At 3 p.m. Moloi, in her best party dress, rushes in – Friends for Life staff hauling in pots of food and panting behind her. Soon, everyone is seated around a long table, piling massive quantities of rice, fried chicken, beets, and cabbage smothered with mayo onto one another's plates. There is sudden silence as the women tuck in, washing it all down with grape Fanta.
Around the table, two grannies, sick with AIDS, can barely manage to eat a bite. Most of the others can't finish either – scraping leftovers into plastic bags they brought from home.
As the eating frenzy subsides, Moloi stands up to give a blessing. "It is an honor to lead you grannies ... even with all your complaining and crying," she begins, teasing. "I wish there were bigger presents I could give you, but I give you all my respect." The grannies nod and cry out, "Yes."
"Some in our group have died this year, but we remain strong here, together," continues Moloi.
"The grannies of today are not the grannies of yesterday. You are still bathing the children. You are still struggling," says Moloi, her voice rising like a preacher. "I know one day you will go…. I know one day I will go. But we have time now. We must fill that time and work for the children." "Amen," cry the grannies, dabbing away tears.

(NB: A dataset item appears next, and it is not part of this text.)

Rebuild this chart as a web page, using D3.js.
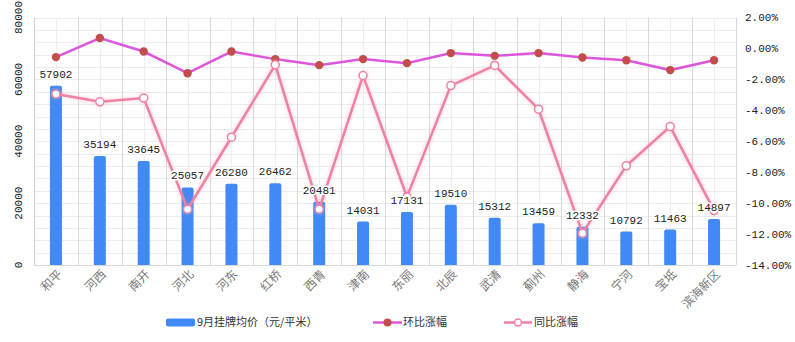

One by one, the elderly ladies stand and give testimony to the young woman they call Mama. "We tell jokes here, and we laugh," says Sibiya. "This is our only time to reflect. And we thank you Mama, for making this other home for us."
Moloi is beaming. A slow improvised song begins: "Thank you, God, for small pleasures," they all sing.
Over in the corner of the room, Mokoena is snoozing, exhausted from the food and the general excitement.
Soon, she will have to go back to the kids. But for the moment, she is in no hurry.